• REQUEST: Omit all pictures. Copy the rest of the material exactly.

• STORED DATA:
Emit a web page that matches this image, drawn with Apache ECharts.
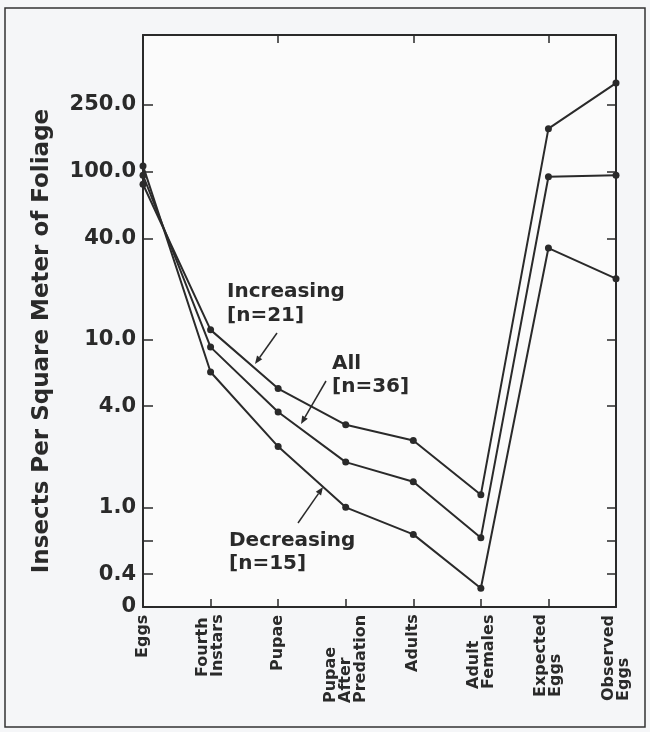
<!DOCTYPE html>
<html>
<head>
<meta charset="utf-8">
<script src="https://cdn.jsdelivr.net/npm/echarts@6/dist/echarts.min.js"></script>
<style>
html,body{margin:0;padding:0;background:#f5f6f8;}
#c{width:650px;height:732px;}
</style>
</head>
<body>
<div id="c"></div>
<script>
const categories = ['Eggs', 'Fourth\nInstars', 'Pupae', 'Pupae\nAfter\nPredation', 'Adults', 'Adult\nFemales', 'Expected\nEggs', 'Observed\nEggs'];
const increasing = [84, 11.4, 5.1, 3.1, 2.5, 1.19, 180, 336];
const allGroups = [95, 9.0, 3.7, 1.86, 1.42, 0.66, 93, 95];
const decreasing = [108, 6.4, 2.3, 1.0, 0.69, 0.33, 35, 23];
const yTickValues = [0.255, 0.4, 0.63, 1, 4, 10, 40, 100, 250];
const yTickLabels = ['0', '0.4', '', '1.0', '4.0', '10.0', '40.0', '100.0', '250.0'];
const yMin = 0.255, yMax = 650;

const INK = '#2a2a2a';
const FONT = '"DejaVu Sans", sans-serif';

// label widths for left-aligned multi-line rotated category labels
const cv = document.createElement('canvas').getContext('2d');
cv.font = 'bold 16px "DejaVu Sans"';
const rich = {};
categories.forEach((c, i) => {
  const w = Math.max(...c.split('\n').map(l => cv.measureText(l).width));
  rich['w' + i] = {width: Math.ceil(w) + 1, align: 'left', fontFamily: FONT, fontWeight: 'bold', fontSize: 16, color: INK, lineHeight: 15};
});
const catFormatter = (v, idx) => {
  const i = categories.indexOf(v);
  return v.split('\n').map(l => '{w' + i + '|' + l + '}').join('\n');
};
const labelValues = yTickValues.filter((v, i) => yTickLabels[i] !== '');
const yFormatter = (v) => {
  const i = yTickValues.findIndex(t => Math.abs(t - v) / t < 1e-6);
  return i >= 0 ? yTickLabels[i] : '';
};

const chart = echarts.init(document.getElementById('c'), null, {renderer: 'canvas'});

function arrow(x1, y1, x2, y2) {
  const a = Math.atan2(y2 - y1, x2 - x1), L = 8, W = 3.2;
  const bx = x2 - L * Math.cos(a), by = y2 - L * Math.sin(a);
  const px = -Math.sin(a) * W, py = Math.cos(a) * W;
  return [
    {type: 'line', shape: {x1, y1, x2: bx, y2: by}, style: {stroke: INK, lineWidth: 1.5}},
    {type: 'polygon', shape: {points: [[x2, y2], [bx + px, by + py], [bx - px, by - py]]}, style: {fill: INK}}
  ];
}
function label(x, y, text) {
  return {type: 'text', x, y, style: {text, fill: INK, font: 'bold 20px "DejaVu Sans"', textAlign: 'left', textVerticalAlign: 'middle'}};
}

const seriesStyle = (name, data) => ({
  name, type: 'line', data,
  symbol: 'circle', symbolSize: 7,
  lineStyle: {color: INK, width: 2},
  itemStyle: {color: INK},
  emphasis: {disabled: true},
  animation: false
});

chart.setOption({
  backgroundColor: '#f5f6f8',
  animation: false,
  grid: {left: 143, right: 34, top: 35, bottom: 125, show: true, backgroundColor: '#fbfbfb', borderWidth: 0, outerBoundsMode: 'none'},
  xAxis: [{
    type: 'category', data: categories, boundaryGap: false, position: 'bottom',
    axisLine: {lineStyle: {color: INK, width: 2}},
    axisTick: {inside: true, length: 8, lineStyle: {color: INK, width: 1.5}},
    axisLabel: {rotate: 90, margin: 6, interval: 0, formatter: catFormatter, rich, color: INK},
    splitLine: {show: false}
  }, {
    type: 'category', data: categories, boundaryGap: false, position: 'top',
    axisLine: {lineStyle: {color: INK, width: 2}},
    axisTick: {inside: true, length: 8, lineStyle: {color: INK, width: 1.5}},
    axisLabel: {show: false},
    splitLine: {show: false}
  }],
  yAxis: [{
    type: 'log', logBase: 10, min: yMin, max: yMax, position: 'left',
    axisLine: {show: true, lineStyle: {color: INK, width: 2}},
    axisTick: {show: true, inside: true, length: 10, customValues: yTickValues, lineStyle: {color: INK, width: 1.5}},
    axisLabel: {customValues: labelValues, formatter: yFormatter, margin: 7, color: INK, fontFamily: FONT, fontWeight: 'bold', fontSize: 21},
    splitLine: {show: false},
    minorTick: {show: false},
    name: 'Insects Per Square Meter of Foliage',
    nameLocation: 'middle', nameRotate: 90, nameGap: 89,
    nameTextStyle: {color: INK, fontFamily: FONT, fontWeight: 'bold', fontSize: 23, padding: [0, 40, 0, 0]}
  }, {
    type: 'log', logBase: 10, min: yMin, max: yMax, position: 'right',
    axisLine: {show: true, lineStyle: {color: INK, width: 2}},
    axisTick: {show: true, inside: true, length: 9, customValues: yTickValues, lineStyle: {color: INK, width: 1.5}},
    axisLabel: {show: false},
    splitLine: {show: false}
  }],
  series: [
    seriesStyle('Increasing', increasing),
    seriesStyle('All', allGroups),
    seriesStyle('Decreasing', decreasing)
  ],
  graphic: [
    {type: 'rect', shape: {x: 5, y: 8, width: 640, height: 719}, style: {fill: null, stroke: '#333', lineWidth: 1.5}, z: -1},
    label(227, 292, 'Increasing'),
    label(227, 316, '[n=21]'),
    ...arrow(277, 333, 255, 364),
    label(332, 364, 'All'),
    label(332, 387, '[n=36]'),
    ...arrow(326, 381, 301, 424),
    label(229, 541, 'Decreasing'),
    label(229, 564, '[n=15]'),
    ...arrow(298, 523, 323, 487)
  ]
});
</script>
</body>
</html>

• RESPONSE TO THIS EXERCISE:
Emit a web page that matches this image, drawn with Apache ECharts.
<!DOCTYPE html>
<html>
<head>
<meta charset="utf-8">
<script src="https://cdn.jsdelivr.net/npm/echarts@6/dist/echarts.min.js"></script>
<style>
html,body{margin:0;padding:0;background:#f5f6f8;}
#c{width:650px;height:732px;}
</style>
</head>
<body>
<div id="c"></div>
<script>
const categories = ['Eggs', 'Fourth\nInstars', 'Pupae', 'Pupae\nAfter\nPredation', 'Adults', 'Adult\nFemales', 'Expected\nEggs', 'Observed\nEggs'];
const increasing = [84, 11.4, 5.1, 3.1, 2.5, 1.19, 180, 336];
const allGroups = [95, 9.0, 3.7, 1.86, 1.42, 0.66, 93, 95];
const decreasing = [108, 6.4, 2.3, 1.0, 0.69, 0.33, 35, 23];
const yTickValues = [0.255, 0.4, 0.63, 1, 4, 10, 40, 100, 250];
const yTickLabels = ['0', '0.4', '', '1.0', '4.0', '10.0', '40.0', '100.0', '250.0'];
const yMin = 0.255, yMax = 650;

const INK = '#2a2a2a';
const FONT = '"DejaVu Sans", sans-serif';

// label widths for left-aligned multi-line rotated category labels
const cv = document.createElement('canvas').getContext('2d');
cv.font = 'bold 16px "DejaVu Sans"';
const rich = {};
categories.forEach((c, i) => {
  const w = Math.max(...c.split('\n').map(l => cv.measureText(l).width));
  rich['w' + i] = {width: Math.ceil(w) + 1, align: 'left', fontFamily: FONT, fontWeight: 'bold', fontSize: 16, color: INK, lineHeight: 15};
});
const catFormatter = (v, idx) => {
  const i = categories.indexOf(v);
  return v.split('\n').map(l => '{w' + i + '|' + l + '}').join('\n');
};
const labelValues = yTickValues.filter((v, i) => yTickLabels[i] !== '');
const yFormatter = (v) => {
  const i = yTickValues.findIndex(t => Math.abs(t - v) / t < 1e-6);
  return i >= 0 ? yTickLabels[i] : '';
};

const chart = echarts.init(document.getElementById('c'), null, {renderer: 'canvas'});

function arrow(x1, y1, x2, y2) {
  const a = Math.atan2(y2 - y1, x2 - x1), L = 8, W = 3.2;
  const bx = x2 - L * Math.cos(a), by = y2 - L * Math.sin(a);
  const px = -Math.sin(a) * W, py = Math.cos(a) * W;
  return [
    {type: 'line', shape: {x1, y1, x2: bx, y2: by}, style: {stroke: INK, lineWidth: 1.5}},
    {type: 'polygon', shape: {points: [[x2, y2], [bx + px, by + py], [bx - px, by - py]]}, style: {fill: INK}}
  ];
}
function label(x, y, text) {
  return {type: 'text', x, y, style: {text, fill: INK, font: 'bold 20px "DejaVu Sans"', textAlign: 'left', textVerticalAlign: 'middle'}};
}

const seriesStyle = (name, data) => ({
  name, type: 'line', data,
  symbol: 'circle', symbolSize: 7,
  lineStyle: {color: INK, width: 2},
  itemStyle: {color: INK},
  emphasis: {disabled: true},
  animation: false
});

chart.setOption({
  backgroundColor: '#f5f6f8',
  animation: false,
  grid: {left: 143, right: 34, top: 35, bottom: 125, show: true, backgroundColor: '#fbfbfb', borderWidth: 0, outerBoundsMode: 'none'},
  xAxis: [{
    type: 'category', data: categories, boundaryGap: false, position: 'bottom',
    axisLine: {lineStyle: {color: INK, width: 2}},
    axisTick: {inside: true, length: 8, lineStyle: {color: INK, width: 1.5}},
    axisLabel: {rotate: 90, margin: 6, interval: 0, formatter: catFormatter, rich, color: INK},
    splitLine: {show: false}
  }, {
    type: 'category', data: categories, boundaryGap: false, position: 'top',
    axisLine: {lineStyle: {color: INK, width: 2}},
    axisTick: {inside: true, length: 8, lineStyle: {color: INK, width: 1.5}},
    axisLabel: {show: false},
    splitLine: {show: false}
  }],
  yAxis: [{
    type: 'log', logBase: 10, min: yMin, max: yMax, position: 'left',
    axisLine: {show: true, lineStyle: {color: INK, width: 2}},
    axisTick: {show: true, inside: true, length: 10, customValues: yTickValues, lineStyle: {color: INK, width: 1.5}},
    axisLabel: {customValues: labelValues, formatter: yFormatter, margin: 7, color: INK, fontFamily: FONT, fontWeight: 'bold', fontSize: 21},
    splitLine: {show: false},
    minorTick: {show: false},
    name: 'Insects Per Square Meter of Foliage',
    nameLocation: 'middle', nameRotate: 90, nameGap: 89,
    nameTextStyle: {color: INK, fontFamily: FONT, fontWeight: 'bold', fontSize: 23, padding: [0, 40, 0, 0]}
  }, {
    type: 'log', logBase: 10, min: yMin, max: yMax, position: 'right',
    axisLine: {show: true, lineStyle: {color: INK, width: 2}},
    axisTick: {show: true, inside: true, length: 9, customValues: yTickValues, lineStyle: {color: INK, width: 1.5}},
    axisLabel: {show: false},
    splitLine: {show: false}
  }],
  series: [
    seriesStyle('Increasing', increasing),
    seriesStyle('All', allGroups),
    seriesStyle('Decreasing', decreasing)
  ],
  graphic: [
    {type: 'rect', shape: {x: 5, y: 8, width: 640, height: 719}, style: {fill: null, stroke: '#333', lineWidth: 1.5}, z: -1},
    label(227, 292, 'Increasing'),
    label(227, 316, '[n=21]'),
    ...arrow(277, 333, 255, 364),
    label(332, 364, 'All'),
    label(332, 387, '[n=36]'),
    ...arrow(326, 381, 301, 424),
    label(229, 541, 'Decreasing'),
    label(229, 564, '[n=15]'),
    ...arrow(298, 523, 323, 487)
  ]
});
</script>
</body>
</html>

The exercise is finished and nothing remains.